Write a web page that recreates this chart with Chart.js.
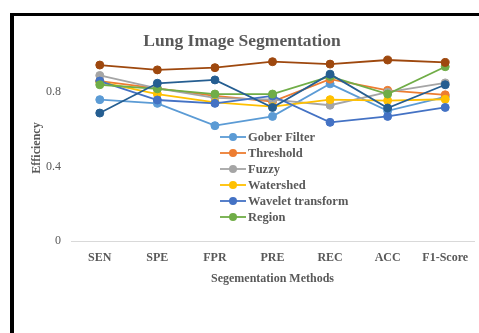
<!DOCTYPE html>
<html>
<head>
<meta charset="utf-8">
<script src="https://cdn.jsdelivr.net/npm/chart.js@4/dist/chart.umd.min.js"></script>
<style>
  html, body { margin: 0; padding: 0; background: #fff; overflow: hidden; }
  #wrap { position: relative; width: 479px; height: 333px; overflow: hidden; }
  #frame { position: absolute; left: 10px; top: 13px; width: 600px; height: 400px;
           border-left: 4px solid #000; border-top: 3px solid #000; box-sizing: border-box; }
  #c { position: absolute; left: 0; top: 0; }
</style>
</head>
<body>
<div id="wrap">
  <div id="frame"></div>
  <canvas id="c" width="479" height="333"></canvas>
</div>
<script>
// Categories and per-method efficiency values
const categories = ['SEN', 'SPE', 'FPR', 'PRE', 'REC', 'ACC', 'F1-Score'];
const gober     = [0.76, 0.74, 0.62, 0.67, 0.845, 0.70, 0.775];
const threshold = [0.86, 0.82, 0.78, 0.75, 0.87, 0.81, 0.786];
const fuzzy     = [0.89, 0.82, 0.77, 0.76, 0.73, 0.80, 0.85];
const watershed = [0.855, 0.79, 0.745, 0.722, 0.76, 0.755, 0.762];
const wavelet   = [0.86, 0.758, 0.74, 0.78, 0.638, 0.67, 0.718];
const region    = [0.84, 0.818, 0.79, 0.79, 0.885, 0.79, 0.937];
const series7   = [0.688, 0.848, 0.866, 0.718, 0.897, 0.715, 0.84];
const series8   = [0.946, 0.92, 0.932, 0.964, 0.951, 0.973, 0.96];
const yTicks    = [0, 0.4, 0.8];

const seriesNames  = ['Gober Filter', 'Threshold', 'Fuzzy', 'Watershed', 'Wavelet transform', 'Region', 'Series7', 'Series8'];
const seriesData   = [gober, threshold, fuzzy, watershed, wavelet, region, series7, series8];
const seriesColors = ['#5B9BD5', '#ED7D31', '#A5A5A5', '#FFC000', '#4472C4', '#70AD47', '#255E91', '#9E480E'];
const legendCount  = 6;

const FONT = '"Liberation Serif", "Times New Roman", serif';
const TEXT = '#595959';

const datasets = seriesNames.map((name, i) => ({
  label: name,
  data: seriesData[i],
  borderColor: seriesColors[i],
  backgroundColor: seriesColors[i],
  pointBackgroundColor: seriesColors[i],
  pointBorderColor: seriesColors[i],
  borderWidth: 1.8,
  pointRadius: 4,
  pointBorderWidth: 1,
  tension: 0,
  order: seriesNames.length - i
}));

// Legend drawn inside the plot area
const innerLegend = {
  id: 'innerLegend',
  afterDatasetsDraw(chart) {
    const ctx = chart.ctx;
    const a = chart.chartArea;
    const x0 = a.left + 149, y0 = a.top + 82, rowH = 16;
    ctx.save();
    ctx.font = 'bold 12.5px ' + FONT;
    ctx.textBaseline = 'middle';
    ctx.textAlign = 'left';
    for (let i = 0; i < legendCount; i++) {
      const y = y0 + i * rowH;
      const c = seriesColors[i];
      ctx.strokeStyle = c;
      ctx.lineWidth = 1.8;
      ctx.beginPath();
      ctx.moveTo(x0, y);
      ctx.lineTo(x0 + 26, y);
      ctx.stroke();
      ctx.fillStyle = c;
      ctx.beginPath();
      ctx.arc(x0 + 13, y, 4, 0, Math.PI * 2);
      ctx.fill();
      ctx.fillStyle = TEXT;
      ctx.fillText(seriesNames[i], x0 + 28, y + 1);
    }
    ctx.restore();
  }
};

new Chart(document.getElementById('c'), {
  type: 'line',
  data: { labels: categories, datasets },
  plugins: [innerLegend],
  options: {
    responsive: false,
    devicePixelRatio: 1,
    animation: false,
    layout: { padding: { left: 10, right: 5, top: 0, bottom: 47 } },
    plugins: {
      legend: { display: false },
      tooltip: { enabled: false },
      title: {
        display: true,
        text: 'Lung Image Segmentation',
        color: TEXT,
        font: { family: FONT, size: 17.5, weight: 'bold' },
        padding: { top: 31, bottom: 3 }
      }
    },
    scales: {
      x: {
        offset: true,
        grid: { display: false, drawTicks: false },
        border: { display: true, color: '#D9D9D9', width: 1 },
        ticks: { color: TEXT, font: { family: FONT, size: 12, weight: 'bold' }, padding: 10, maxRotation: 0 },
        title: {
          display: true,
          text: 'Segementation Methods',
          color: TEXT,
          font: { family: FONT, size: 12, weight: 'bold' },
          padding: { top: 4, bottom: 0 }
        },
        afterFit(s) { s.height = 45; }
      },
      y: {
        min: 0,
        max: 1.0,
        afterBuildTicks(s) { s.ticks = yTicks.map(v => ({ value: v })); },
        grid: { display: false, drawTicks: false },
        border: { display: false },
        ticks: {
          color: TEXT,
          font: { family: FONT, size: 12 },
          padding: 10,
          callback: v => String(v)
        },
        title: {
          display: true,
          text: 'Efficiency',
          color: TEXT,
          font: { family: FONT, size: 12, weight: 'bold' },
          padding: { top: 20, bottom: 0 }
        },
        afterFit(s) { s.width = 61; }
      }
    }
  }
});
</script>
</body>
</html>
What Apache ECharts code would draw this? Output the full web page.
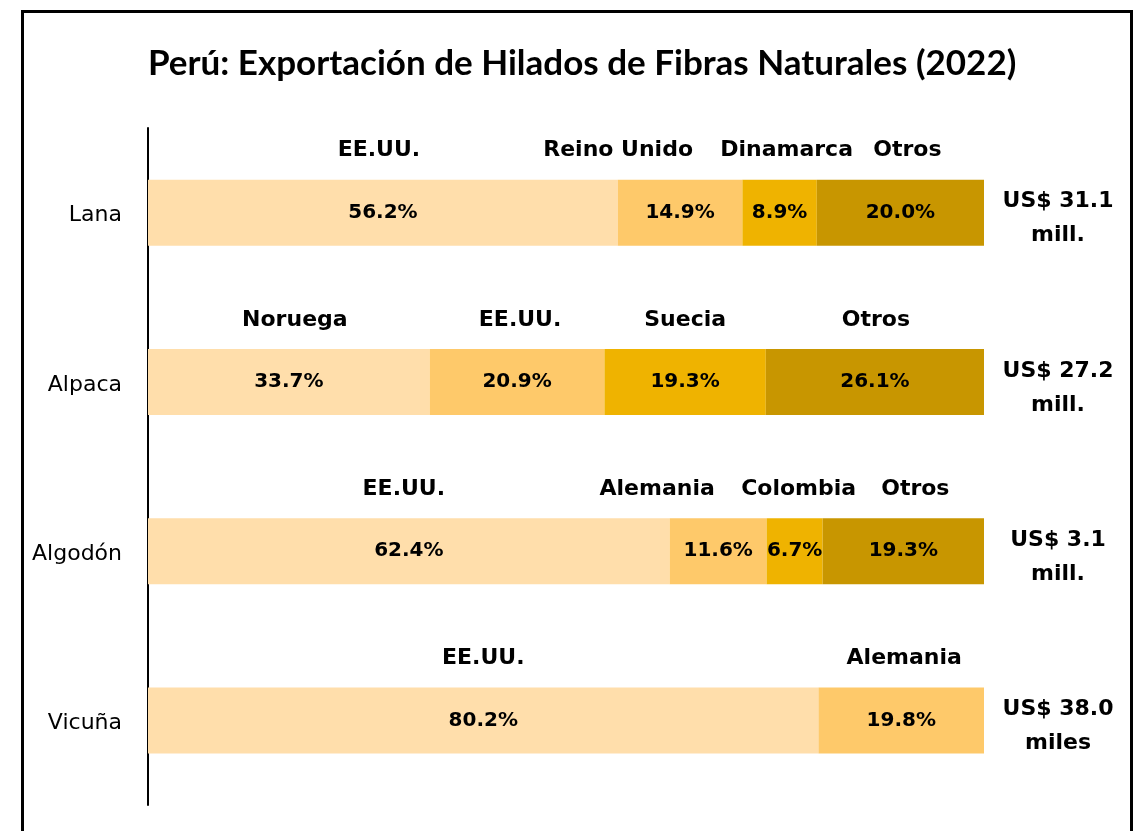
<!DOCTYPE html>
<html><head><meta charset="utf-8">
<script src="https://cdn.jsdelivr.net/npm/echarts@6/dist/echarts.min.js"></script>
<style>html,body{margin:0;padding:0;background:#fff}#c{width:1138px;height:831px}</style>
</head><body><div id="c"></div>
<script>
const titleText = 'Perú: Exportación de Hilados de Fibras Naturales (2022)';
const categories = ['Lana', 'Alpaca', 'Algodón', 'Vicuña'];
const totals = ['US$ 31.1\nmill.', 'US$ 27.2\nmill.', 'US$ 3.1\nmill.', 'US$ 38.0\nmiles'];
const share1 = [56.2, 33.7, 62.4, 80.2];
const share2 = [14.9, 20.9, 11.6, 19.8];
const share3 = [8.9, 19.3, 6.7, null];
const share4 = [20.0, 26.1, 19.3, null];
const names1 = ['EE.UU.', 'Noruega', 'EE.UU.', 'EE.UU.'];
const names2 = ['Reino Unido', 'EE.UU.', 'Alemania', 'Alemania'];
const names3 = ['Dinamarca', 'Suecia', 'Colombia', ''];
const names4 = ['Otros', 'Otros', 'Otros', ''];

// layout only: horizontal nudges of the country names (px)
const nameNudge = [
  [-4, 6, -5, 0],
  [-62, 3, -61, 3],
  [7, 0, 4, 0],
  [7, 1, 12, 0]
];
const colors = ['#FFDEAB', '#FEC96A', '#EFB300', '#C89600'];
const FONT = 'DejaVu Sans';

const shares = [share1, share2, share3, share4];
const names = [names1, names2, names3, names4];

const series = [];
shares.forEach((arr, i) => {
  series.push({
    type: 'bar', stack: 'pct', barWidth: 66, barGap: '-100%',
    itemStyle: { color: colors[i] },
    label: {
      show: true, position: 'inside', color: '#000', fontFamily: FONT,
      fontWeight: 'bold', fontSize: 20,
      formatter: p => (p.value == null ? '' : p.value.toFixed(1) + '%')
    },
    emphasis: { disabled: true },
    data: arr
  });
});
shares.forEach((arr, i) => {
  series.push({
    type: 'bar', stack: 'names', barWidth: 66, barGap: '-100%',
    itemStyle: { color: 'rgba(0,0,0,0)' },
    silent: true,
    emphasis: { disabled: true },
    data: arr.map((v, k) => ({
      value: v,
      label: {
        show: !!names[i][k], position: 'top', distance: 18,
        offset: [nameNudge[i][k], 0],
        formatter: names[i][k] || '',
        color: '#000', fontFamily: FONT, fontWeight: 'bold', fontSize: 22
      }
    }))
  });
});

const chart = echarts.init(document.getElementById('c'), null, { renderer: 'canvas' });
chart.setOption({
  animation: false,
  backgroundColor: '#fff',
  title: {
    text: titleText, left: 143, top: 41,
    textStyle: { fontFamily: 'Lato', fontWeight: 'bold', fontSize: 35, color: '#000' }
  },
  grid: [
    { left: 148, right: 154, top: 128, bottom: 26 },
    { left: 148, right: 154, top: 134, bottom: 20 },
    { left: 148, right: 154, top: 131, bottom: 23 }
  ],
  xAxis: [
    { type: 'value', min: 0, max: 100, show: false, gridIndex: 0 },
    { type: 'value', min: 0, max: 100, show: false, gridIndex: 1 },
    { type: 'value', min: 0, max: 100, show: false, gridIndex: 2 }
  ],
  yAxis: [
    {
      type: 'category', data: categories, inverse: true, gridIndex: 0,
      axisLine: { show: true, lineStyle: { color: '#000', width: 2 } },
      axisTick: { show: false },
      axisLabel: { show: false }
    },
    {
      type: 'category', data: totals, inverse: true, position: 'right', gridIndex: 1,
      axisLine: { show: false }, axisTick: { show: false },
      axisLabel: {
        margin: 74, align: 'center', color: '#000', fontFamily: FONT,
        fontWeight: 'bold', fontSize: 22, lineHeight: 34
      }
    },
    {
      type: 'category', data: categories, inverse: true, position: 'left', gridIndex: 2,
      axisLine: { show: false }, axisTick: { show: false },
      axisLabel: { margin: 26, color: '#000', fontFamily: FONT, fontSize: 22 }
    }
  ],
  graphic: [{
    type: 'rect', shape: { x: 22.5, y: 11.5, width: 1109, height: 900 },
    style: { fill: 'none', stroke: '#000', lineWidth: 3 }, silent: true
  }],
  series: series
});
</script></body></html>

● **Goal**:
Copy all lines from the material that hold "page".

● **Correct output**:
Write a web page that recreates this chart with Chart.js.
What Apache ECharts code would draw this? Output the full web page.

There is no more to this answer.